** BEGIN INFORMATION SUPPLIED **
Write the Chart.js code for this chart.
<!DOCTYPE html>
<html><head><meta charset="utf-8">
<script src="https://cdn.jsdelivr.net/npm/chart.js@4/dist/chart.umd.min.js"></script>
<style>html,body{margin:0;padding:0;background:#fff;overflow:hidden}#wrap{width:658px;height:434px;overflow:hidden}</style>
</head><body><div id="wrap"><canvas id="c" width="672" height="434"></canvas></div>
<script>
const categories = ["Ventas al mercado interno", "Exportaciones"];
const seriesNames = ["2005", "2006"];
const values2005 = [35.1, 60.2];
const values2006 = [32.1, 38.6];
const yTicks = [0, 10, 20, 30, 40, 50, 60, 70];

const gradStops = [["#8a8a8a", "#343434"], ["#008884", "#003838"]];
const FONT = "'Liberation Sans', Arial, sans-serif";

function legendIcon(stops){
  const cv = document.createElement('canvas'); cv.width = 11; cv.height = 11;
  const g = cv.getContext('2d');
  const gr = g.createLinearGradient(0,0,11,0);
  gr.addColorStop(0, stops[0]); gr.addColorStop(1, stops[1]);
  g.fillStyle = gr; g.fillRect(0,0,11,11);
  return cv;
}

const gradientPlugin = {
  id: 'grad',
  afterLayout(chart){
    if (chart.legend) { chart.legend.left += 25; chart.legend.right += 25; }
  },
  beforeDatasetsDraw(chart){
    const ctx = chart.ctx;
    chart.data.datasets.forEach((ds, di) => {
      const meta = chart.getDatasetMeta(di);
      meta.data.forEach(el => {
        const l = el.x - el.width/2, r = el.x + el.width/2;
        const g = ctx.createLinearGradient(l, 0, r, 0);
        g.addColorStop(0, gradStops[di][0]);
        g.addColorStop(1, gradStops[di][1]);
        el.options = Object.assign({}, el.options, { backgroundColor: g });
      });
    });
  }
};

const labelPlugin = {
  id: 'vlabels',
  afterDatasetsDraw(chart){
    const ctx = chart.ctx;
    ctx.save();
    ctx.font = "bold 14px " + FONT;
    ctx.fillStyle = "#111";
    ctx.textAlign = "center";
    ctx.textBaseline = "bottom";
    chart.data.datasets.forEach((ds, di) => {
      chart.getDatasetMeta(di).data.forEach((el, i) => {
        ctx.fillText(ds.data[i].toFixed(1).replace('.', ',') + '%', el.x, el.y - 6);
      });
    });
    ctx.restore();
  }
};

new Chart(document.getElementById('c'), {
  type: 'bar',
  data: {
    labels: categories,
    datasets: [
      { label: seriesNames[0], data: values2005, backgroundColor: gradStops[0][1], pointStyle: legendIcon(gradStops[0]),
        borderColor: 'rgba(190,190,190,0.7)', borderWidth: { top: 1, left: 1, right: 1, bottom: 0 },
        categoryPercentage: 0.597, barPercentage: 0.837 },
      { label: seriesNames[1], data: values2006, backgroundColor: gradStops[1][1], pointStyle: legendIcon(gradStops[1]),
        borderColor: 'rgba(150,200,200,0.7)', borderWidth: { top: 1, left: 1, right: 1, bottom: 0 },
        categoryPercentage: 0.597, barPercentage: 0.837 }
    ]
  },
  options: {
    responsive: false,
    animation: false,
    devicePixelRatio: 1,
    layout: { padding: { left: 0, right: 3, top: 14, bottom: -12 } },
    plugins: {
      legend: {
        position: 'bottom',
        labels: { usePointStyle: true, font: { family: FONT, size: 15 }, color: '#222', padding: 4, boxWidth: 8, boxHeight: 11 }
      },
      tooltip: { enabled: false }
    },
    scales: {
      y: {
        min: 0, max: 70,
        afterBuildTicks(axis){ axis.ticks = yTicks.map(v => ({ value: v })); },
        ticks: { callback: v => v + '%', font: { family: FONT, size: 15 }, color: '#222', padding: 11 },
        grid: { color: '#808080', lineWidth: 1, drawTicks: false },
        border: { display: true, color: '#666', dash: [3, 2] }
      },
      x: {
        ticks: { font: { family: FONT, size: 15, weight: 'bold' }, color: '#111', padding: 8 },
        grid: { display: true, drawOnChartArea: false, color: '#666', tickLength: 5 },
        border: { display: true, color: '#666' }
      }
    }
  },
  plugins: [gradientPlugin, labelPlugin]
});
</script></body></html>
** END INFORMATION SUPPLIED **
OBJECTIVE → Print all of the data exactly as it was given.

EXERCISE OUTPUT →
Write the Chart.js code for this chart.
<!DOCTYPE html>
<html><head><meta charset="utf-8">
<script src="https://cdn.jsdelivr.net/npm/chart.js@4/dist/chart.umd.min.js"></script>
<style>html,body{margin:0;padding:0;background:#fff;overflow:hidden}#wrap{width:658px;height:434px;overflow:hidden}</style>
</head><body><div id="wrap"><canvas id="c" width="672" height="434"></canvas></div>
<script>
const categories = ["Ventas al mercado interno", "Exportaciones"];
const seriesNames = ["2005", "2006"];
const values2005 = [35.1, 60.2];
const values2006 = [32.1, 38.6];
const yTicks = [0, 10, 20, 30, 40, 50, 60, 70];

const gradStops = [["#8a8a8a", "#343434"], ["#008884", "#003838"]];
const FONT = "'Liberation Sans', Arial, sans-serif";

function legendIcon(stops){
  const cv = document.createElement('canvas'); cv.width = 11; cv.height = 11;
  const g = cv.getContext('2d');
  const gr = g.createLinearGradient(0,0,11,0);
  gr.addColorStop(0, stops[0]); gr.addColorStop(1, stops[1]);
  g.fillStyle = gr; g.fillRect(0,0,11,11);
  return cv;
}

const gradientPlugin = {
  id: 'grad',
  afterLayout(chart){
    if (chart.legend) { chart.legend.left += 25; chart.legend.right += 25; }
  },
  beforeDatasetsDraw(chart){
    const ctx = chart.ctx;
    chart.data.datasets.forEach((ds, di) => {
      const meta = chart.getDatasetMeta(di);
      meta.data.forEach(el => {
        const l = el.x - el.width/2, r = el.x + el.width/2;
        const g = ctx.createLinearGradient(l, 0, r, 0);
        g.addColorStop(0, gradStops[di][0]);
        g.addColorStop(1, gradStops[di][1]);
        el.options = Object.assign({}, el.options, { backgroundColor: g });
      });
    });
  }
};

const labelPlugin = {
  id: 'vlabels',
  afterDatasetsDraw(chart){
    const ctx = chart.ctx;
    ctx.save();
    ctx.font = "bold 14px " + FONT;
    ctx.fillStyle = "#111";
    ctx.textAlign = "center";
    ctx.textBaseline = "bottom";
    chart.data.datasets.forEach((ds, di) => {
      chart.getDatasetMeta(di).data.forEach((el, i) => {
        ctx.fillText(ds.data[i].toFixed(1).replace('.', ',') + '%', el.x, el.y - 6);
      });
    });
    ctx.restore();
  }
};

new Chart(document.getElementById('c'), {
  type: 'bar',
  data: {
    labels: categories,
    datasets: [
      { label: seriesNames[0], data: values2005, backgroundColor: gradStops[0][1], pointStyle: legendIcon(gradStops[0]),
        borderColor: 'rgba(190,190,190,0.7)', borderWidth: { top: 1, left: 1, right: 1, bottom: 0 },
        categoryPercentage: 0.597, barPercentage: 0.837 },
      { label: seriesNames[1], data: values2006, backgroundColor: gradStops[1][1], pointStyle: legendIcon(gradStops[1]),
        borderColor: 'rgba(150,200,200,0.7)', borderWidth: { top: 1, left: 1, right: 1, bottom: 0 },
        categoryPercentage: 0.597, barPercentage: 0.837 }
    ]
  },
  options: {
    responsive: false,
    animation: false,
    devicePixelRatio: 1,
    layout: { padding: { left: 0, right: 3, top: 14, bottom: -12 } },
    plugins: {
      legend: {
        position: 'bottom',
        labels: { usePointStyle: true, font: { family: FONT, size: 15 }, color: '#222', padding: 4, boxWidth: 8, boxHeight: 11 }
      },
      tooltip: { enabled: false }
    },
    scales: {
      y: {
        min: 0, max: 70,
        afterBuildTicks(axis){ axis.ticks = yTicks.map(v => ({ value: v })); },
        ticks: { callback: v => v + '%', font: { family: FONT, size: 15 }, color: '#222', padding: 11 },
        grid: { color: '#808080', lineWidth: 1, drawTicks: false },
        border: { display: true, color: '#666', dash: [3, 2] }
      },
      x: {
        ticks: { font: { family: FONT, size: 15, weight: 'bold' }, color: '#111', padding: 8 },
        grid: { display: true, drawOnChartArea: false, color: '#666', tickLength: 5 },
        border: { display: true, color: '#666' }
      }
    }
  },
  plugins: [gradientPlugin, labelPlugin]
});
</script></body></html>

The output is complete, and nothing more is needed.